- Objective -
Begin with the line holding "Clone this chart in Apache ECharts.", end with the line holding "const endpointNames = ['starting\npoint', 'final\nproduct'];", and repeat every line in between exactly, without pictures.

- Input data -
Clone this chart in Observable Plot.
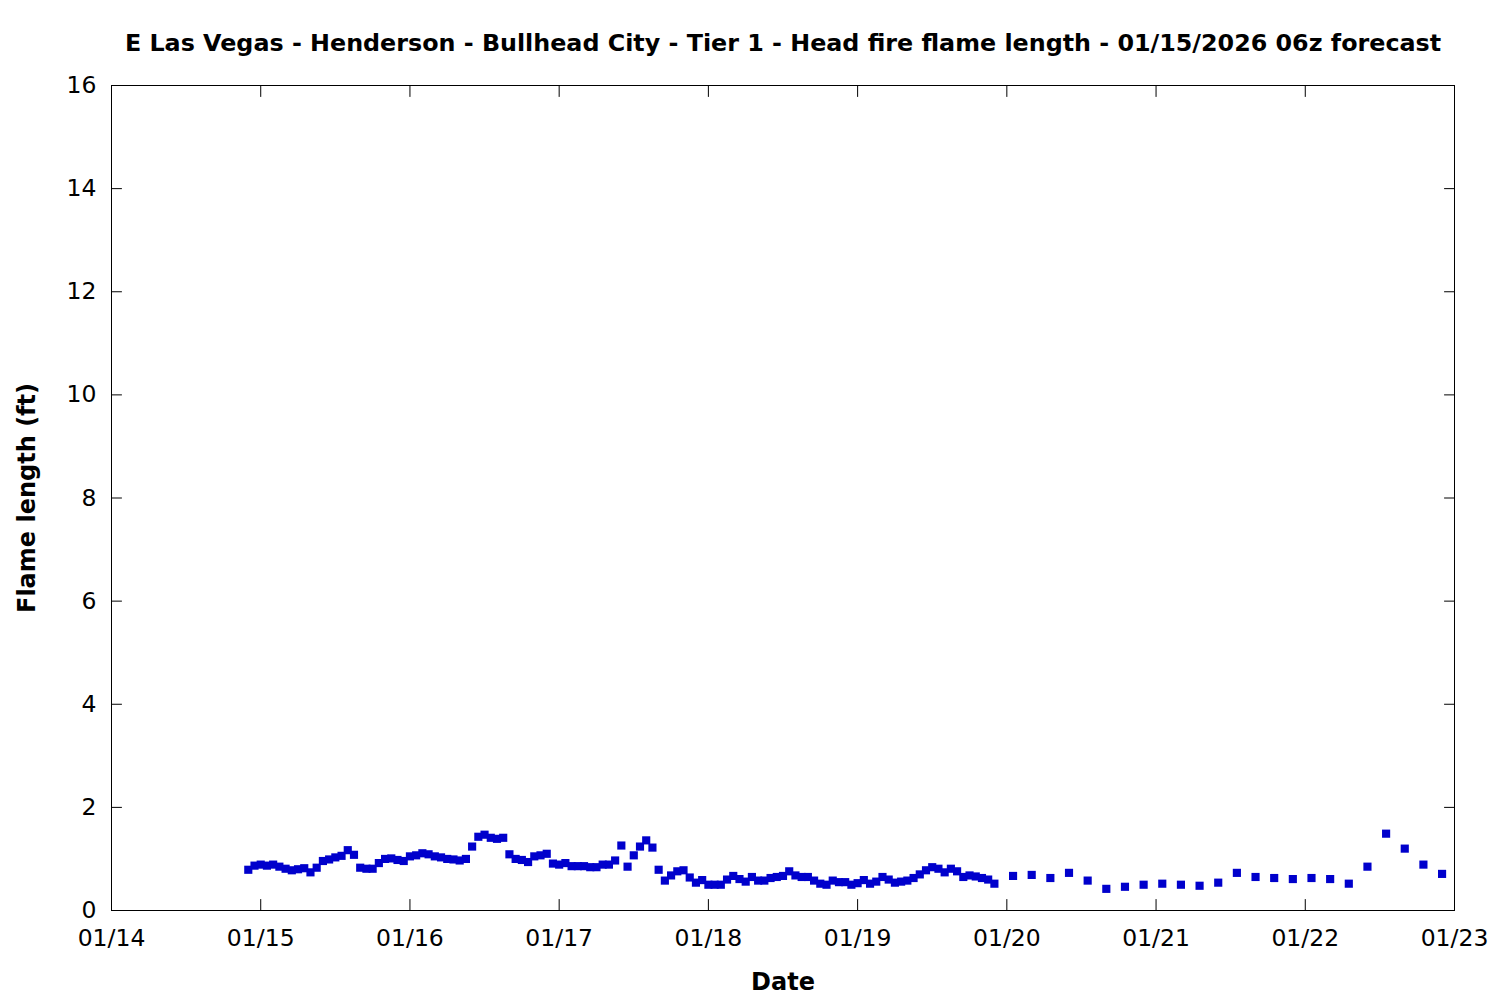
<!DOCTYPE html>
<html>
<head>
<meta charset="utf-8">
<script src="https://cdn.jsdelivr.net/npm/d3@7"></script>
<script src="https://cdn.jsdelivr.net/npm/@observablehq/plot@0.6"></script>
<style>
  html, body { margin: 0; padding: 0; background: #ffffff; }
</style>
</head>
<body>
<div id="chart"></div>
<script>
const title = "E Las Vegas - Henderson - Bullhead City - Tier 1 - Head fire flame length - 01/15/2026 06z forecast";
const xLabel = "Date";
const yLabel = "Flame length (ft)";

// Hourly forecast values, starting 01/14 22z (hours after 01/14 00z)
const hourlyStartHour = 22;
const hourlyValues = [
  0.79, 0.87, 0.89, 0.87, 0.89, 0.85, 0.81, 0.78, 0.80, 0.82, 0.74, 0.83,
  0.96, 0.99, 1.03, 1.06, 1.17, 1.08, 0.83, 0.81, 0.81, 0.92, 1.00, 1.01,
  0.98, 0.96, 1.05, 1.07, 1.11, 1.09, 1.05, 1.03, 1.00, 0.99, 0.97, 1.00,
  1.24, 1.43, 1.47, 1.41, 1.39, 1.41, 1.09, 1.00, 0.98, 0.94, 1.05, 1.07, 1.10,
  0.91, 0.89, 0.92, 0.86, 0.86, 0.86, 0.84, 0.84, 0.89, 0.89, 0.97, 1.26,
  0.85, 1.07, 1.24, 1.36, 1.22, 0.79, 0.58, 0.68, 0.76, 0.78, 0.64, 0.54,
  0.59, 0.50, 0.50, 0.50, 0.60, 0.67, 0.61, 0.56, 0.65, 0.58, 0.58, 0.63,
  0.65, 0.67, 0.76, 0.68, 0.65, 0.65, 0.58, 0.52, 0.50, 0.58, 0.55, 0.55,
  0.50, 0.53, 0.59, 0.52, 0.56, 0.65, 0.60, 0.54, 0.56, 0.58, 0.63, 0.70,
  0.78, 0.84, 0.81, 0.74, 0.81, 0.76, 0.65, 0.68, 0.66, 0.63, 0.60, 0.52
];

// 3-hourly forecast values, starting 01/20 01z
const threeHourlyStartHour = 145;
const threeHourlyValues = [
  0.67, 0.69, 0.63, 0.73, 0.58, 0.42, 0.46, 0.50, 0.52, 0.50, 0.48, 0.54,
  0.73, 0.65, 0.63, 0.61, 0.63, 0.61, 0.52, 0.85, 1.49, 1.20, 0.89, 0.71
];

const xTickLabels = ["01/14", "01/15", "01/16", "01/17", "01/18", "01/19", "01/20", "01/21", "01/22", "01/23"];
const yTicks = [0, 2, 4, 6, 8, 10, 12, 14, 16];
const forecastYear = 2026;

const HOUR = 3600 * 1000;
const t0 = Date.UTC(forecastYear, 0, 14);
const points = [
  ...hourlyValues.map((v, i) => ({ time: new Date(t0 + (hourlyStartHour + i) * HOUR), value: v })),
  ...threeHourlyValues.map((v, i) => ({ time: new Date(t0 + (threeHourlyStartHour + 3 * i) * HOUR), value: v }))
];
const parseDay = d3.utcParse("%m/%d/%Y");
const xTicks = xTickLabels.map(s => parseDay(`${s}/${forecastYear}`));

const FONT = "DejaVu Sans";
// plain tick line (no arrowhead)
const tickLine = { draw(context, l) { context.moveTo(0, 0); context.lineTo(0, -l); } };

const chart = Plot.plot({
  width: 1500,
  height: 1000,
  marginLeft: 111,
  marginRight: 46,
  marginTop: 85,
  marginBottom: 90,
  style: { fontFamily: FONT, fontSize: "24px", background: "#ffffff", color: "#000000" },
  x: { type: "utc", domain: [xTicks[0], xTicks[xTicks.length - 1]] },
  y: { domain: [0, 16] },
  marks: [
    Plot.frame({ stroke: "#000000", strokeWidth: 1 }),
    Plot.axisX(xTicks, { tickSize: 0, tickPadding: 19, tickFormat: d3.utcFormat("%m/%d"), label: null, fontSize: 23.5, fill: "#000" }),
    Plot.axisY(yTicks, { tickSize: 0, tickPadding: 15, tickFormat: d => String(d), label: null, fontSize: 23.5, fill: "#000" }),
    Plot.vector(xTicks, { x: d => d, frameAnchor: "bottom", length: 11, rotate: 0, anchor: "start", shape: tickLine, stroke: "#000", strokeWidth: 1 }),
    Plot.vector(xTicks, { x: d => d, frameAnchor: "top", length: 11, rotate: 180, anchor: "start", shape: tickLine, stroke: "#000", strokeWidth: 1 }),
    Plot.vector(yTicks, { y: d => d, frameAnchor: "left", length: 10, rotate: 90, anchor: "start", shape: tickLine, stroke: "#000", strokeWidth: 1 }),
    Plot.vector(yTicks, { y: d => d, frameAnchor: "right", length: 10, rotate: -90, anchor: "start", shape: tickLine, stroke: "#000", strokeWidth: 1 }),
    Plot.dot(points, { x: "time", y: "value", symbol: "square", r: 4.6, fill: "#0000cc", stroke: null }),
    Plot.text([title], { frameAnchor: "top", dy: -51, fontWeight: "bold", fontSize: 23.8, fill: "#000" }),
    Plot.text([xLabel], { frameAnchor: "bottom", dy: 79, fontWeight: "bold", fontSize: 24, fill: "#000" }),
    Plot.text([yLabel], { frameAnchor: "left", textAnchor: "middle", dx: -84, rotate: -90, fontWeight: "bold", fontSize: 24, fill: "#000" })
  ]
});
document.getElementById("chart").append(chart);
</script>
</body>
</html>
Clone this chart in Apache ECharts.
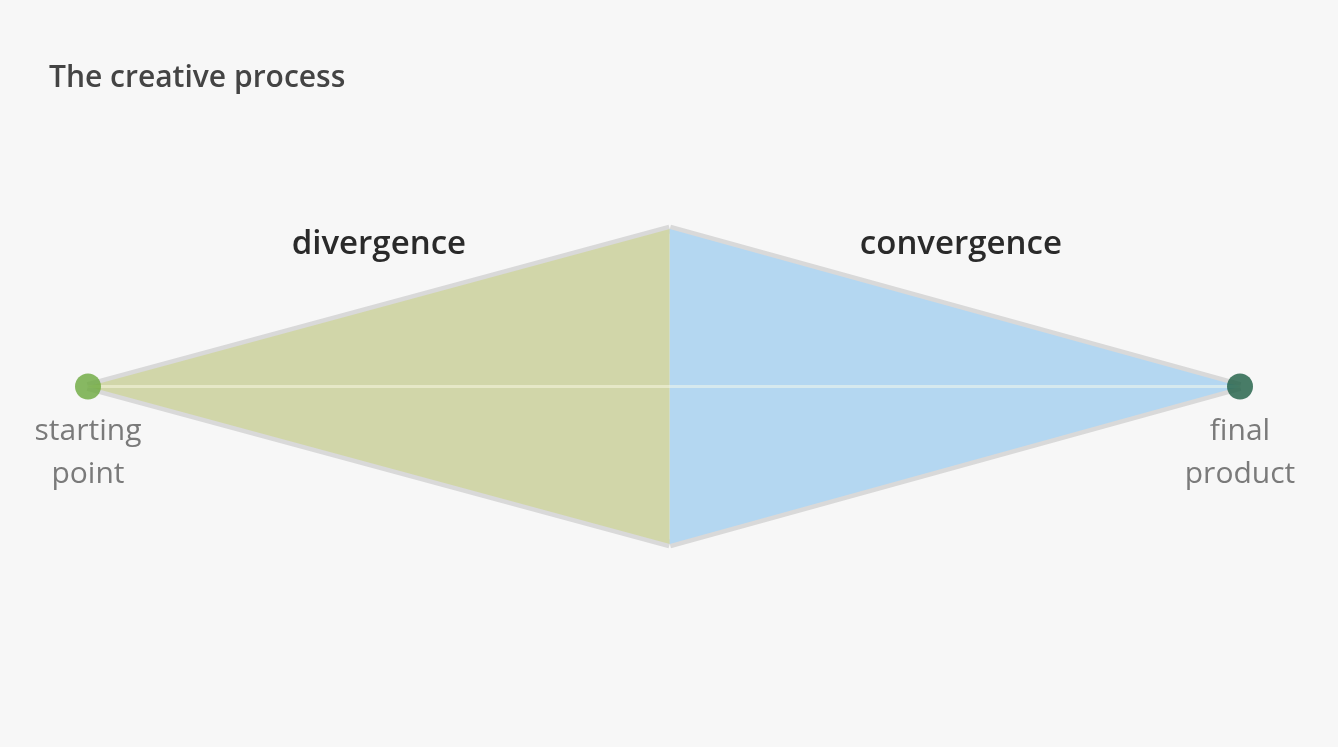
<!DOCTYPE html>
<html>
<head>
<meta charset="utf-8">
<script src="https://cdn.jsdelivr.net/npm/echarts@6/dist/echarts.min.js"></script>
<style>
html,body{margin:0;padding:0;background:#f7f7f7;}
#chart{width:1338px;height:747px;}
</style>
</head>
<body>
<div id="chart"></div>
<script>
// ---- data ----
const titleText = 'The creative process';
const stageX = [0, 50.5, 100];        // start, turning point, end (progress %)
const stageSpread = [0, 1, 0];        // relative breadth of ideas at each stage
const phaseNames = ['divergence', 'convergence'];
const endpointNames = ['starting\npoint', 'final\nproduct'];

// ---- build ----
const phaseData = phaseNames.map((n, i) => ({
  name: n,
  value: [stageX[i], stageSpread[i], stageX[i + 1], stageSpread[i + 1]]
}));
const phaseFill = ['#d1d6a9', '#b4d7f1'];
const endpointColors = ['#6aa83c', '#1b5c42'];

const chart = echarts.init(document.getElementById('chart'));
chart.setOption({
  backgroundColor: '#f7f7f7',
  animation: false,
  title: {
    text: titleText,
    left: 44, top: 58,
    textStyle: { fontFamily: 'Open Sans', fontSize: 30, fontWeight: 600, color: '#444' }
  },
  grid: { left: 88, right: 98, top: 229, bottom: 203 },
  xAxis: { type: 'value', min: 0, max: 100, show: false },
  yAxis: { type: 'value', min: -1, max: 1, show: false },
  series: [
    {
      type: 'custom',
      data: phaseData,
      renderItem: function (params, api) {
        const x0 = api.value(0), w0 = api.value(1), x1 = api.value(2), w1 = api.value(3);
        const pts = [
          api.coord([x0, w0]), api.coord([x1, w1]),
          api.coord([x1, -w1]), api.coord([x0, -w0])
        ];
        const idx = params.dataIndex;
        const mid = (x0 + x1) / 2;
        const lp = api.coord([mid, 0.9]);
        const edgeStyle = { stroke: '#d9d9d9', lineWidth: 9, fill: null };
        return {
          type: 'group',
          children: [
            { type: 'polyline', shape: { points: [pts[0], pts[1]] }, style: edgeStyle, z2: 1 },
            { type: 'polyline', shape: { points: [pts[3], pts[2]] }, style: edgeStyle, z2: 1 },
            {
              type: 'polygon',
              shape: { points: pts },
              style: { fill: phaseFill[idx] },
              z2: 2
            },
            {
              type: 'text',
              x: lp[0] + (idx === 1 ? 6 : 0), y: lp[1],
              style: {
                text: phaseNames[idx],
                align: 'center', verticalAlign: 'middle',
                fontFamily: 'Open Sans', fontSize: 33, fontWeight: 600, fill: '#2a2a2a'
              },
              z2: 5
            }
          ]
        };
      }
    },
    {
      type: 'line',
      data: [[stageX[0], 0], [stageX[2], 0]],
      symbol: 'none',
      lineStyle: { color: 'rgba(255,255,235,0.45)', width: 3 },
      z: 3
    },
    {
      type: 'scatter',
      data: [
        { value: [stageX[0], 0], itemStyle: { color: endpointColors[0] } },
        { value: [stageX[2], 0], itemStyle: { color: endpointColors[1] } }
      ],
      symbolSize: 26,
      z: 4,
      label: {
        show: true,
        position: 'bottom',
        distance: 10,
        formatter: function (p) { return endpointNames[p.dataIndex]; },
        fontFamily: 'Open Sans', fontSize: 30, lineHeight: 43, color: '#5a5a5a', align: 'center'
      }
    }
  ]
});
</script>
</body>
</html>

- Problem solution -
Clone this chart in Apache ECharts.
<!DOCTYPE html>
<html>
<head>
<meta charset="utf-8">
<script src="https://cdn.jsdelivr.net/npm/echarts@6/dist/echarts.min.js"></script>
<style>
html,body{margin:0;padding:0;background:#f7f7f7;}
#chart{width:1338px;height:747px;}
</style>
</head>
<body>
<div id="chart"></div>
<script>
// ---- data ----
const titleText = 'The creative process';
const stageX = [0, 50.5, 100];        // start, turning point, end (progress %)
const stageSpread = [0, 1, 0];        // relative breadth of ideas at each stage
const phaseNames = ['divergence', 'convergence'];
const endpointNames = ['starting\npoint', 'final\nproduct'];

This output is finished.